問題の状況を見える化できるPF(Problem Formulator)

IdeationTRIZ(I-TRIZ)の手頃なソフトウェアとして、PF(Problem Formulator)といものがあります。

このPFは、今年の6月からアイディエーション・ジャパン株式会社が日本で販売することにしたものですから、一般にはまだ知られていないものと思います。

PFは、もともとI-TRIZの基本ソフトであるIWB(Innovation WorkBench)に組み込まれていたプロブレム・フォーミュレータという問題状況を図式化するための機能を独立させて、単独で使用できるようにしたソフトウェアです。

具体的には、
今抱えている問題を原因と結果という因果関係の連鎖で表現することで、問題状況を本人にはもちろん、第三者にも目で見てわかる図式(ダイヤグラム)にすることを目的としたものです。

実際には、原因や結果となる状況や現象を短冊状のカードに記入し、それぞれのカードの因果関係がわかるように矢印(例:原因→結果(原因)→結果)でつないだ図式(ダイヤグラム)を完成させます。

問題状況を表す図式(ダイヤグラム)が完成したら、その中の因果関係を辿ることで、どの原因に手を着ければその問題が解決できるかの見当をつけることができます。

原因や結果となる状況や現象には、望ましいものと、望ましくなくものとがあります。このうち、望ましいものを「有益機能」といい、緑色のカードで表します。また、望ましくないものを「有害機能」といい、赤色のカードで表します。

すると、図式(ダイヤグラム)に表されている赤色のカードの「有害機能」を排除・抑制することや、緑色のカードの「有益機能」を生成・促進することで問題解決できることが見えます。
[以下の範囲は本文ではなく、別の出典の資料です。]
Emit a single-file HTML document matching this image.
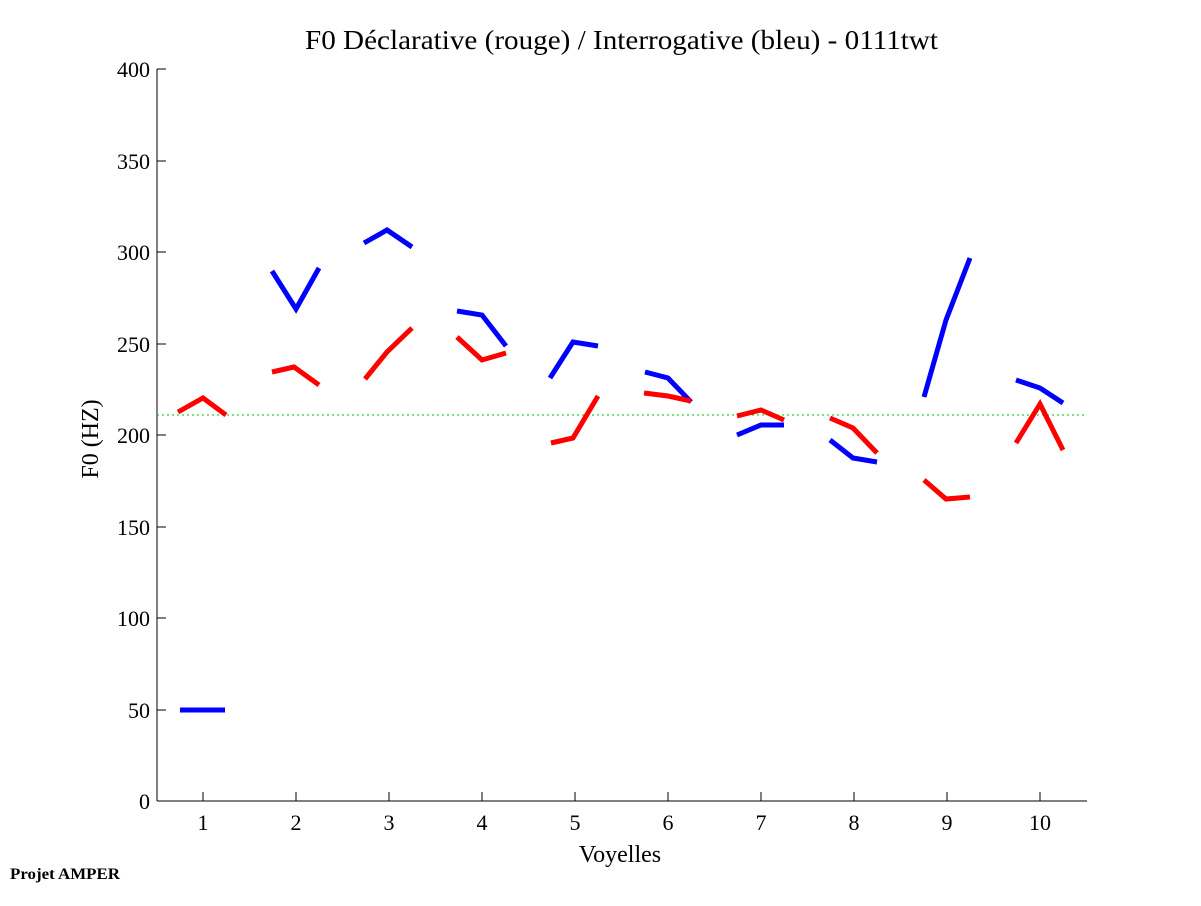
<!DOCTYPE html>
<html><head><meta charset="utf-8"><style>body{margin:0;background:#fff}</style></head><body>
<svg width="1201" height="901" xmlns="http://www.w3.org/2000/svg" font-family="Liberation Serif, serif">
<rect width="1201" height="901" fill="#fff"/>
<text x="305" y="49" font-size="27" textLength="633" lengthAdjust="spacingAndGlyphs">F0 Déclarative (rouge) / Interrogative (bleu) - 0111twt</text>
<g stroke="#000" stroke-width="1" fill="none">
<line x1="157" y1="69" x2="157" y2="801"/><line x1="157" y1="801" x2="1087" y2="801"/>
<g>
<line x1="157" y1="801" x2="166" y2="801"/><line x1="157" y1="710" x2="166" y2="710"/><line x1="157" y1="618" x2="166" y2="618"/><line x1="157" y1="527" x2="166" y2="527"/><line x1="157" y1="435" x2="166" y2="435"/><line x1="157" y1="344" x2="166" y2="344"/><line x1="157" y1="252" x2="166" y2="252"/><line x1="157" y1="161" x2="166" y2="161"/><line x1="157" y1="69" x2="166" y2="69"/>
</g>
<g>
<line x1="203" y1="801" x2="203" y2="792"/><line x1="296" y1="801" x2="296" y2="792"/><line x1="389" y1="801" x2="389" y2="792"/><line x1="482" y1="801" x2="482" y2="792"/><line x1="575" y1="801" x2="575" y2="792"/><line x1="668" y1="801" x2="668" y2="792"/><line x1="761" y1="801" x2="761" y2="792"/><line x1="854" y1="801" x2="854" y2="792"/><line x1="947" y1="801" x2="947" y2="792"/><line x1="1040" y1="801" x2="1040" y2="792"/>
</g></g>
<g font-size="22" text-anchor="end">
<text x="150" y="809">0</text><text x="150" y="718">50</text><text x="150" y="626">100</text><text x="150" y="535">150</text><text x="150" y="443">200</text><text x="150" y="352">250</text><text x="150" y="260">300</text><text x="150" y="169">350</text><text x="150" y="77">400</text>
</g>
<g font-size="22" text-anchor="middle">
<text x="203" y="830">1</text><text x="296" y="830">2</text><text x="389" y="830">3</text><text x="482" y="830">4</text><text x="575" y="830">5</text><text x="668" y="830">6</text><text x="761" y="830">7</text><text x="854" y="830">8</text><text x="947" y="830">9</text><text x="1040" y="830">10</text>
<text x="620" y="862" font-size="24">Voyelles</text>
<text transform="translate(98,439) rotate(-90)" font-size="24">F0 (HZ)</text>
</g>
<text x="10" y="879" font-size="16" font-weight="bold" textLength="110" lengthAdjust="spacingAndGlyphs">Projet AMPER</text>
<line x1="157" y1="415" x2="1087" y2="415" stroke="#00c000" stroke-width="1" stroke-dasharray="2,3"/>
<g fill="none" stroke="#0000ff" stroke-width="5">
<polyline points="180,710 225,710"/>
<polyline points="272,271 296,309 319,268"/>
<polyline points="364,243 387,230 412,247"/>
<polyline points="457,311 482,315 506,346"/>
<polyline points="550,378 573,342 598,346"/>
<polyline points="645,372 668,378 691,402"/>
<polyline points="737,435 761,425 784,425"/>
<polyline points="830,440 853,458 877,462"/>
<polyline points="924,397 946,320 970,258"/>
<polyline points="1016,380 1040,388 1063,403"/>
</g>
<g fill="none" stroke="#ff0000" stroke-width="5">
<polyline points="178,412 203,398 226,415"/>
<polyline points="272,372 294,367 319,385"/>
<polyline points="365,379 387,352 412,328"/>
<polyline points="457,337 482,360 506,353"/>
<polyline points="551,443 573,438 598,396"/>
<polyline points="644,393 668,396 691,401"/>
<polyline points="737,416 761,410 784,420"/>
<polyline points="830,418 853,428 877,453"/>
<polyline points="924,480 946,499 970,497"/>
<polyline points="1016,443 1040,404 1063,450"/>
</g>
</svg>
</body></html>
また、意図した緑色のカードの「有益機能」を実現すると、副作用として意図しない赤色のカードの「有害機能」が発生する、といった矛盾する状況がどこにあるかが見えますので、その矛盾を解消すれば問題解決につながることがわかります。

ソフトウェアでは、これらの問題解決に関する方針が「問題文」として提示されますので、問題解決のアイデアを考える際には、提示された「問題文」の中から実際に検討するものを選択することになります。

PFは、さらに、問題解決のアイデアを適用した後の状況について図式化することで、新たに発生する二次的問題や潜在的不具合を発見するといった目的にも使用できます。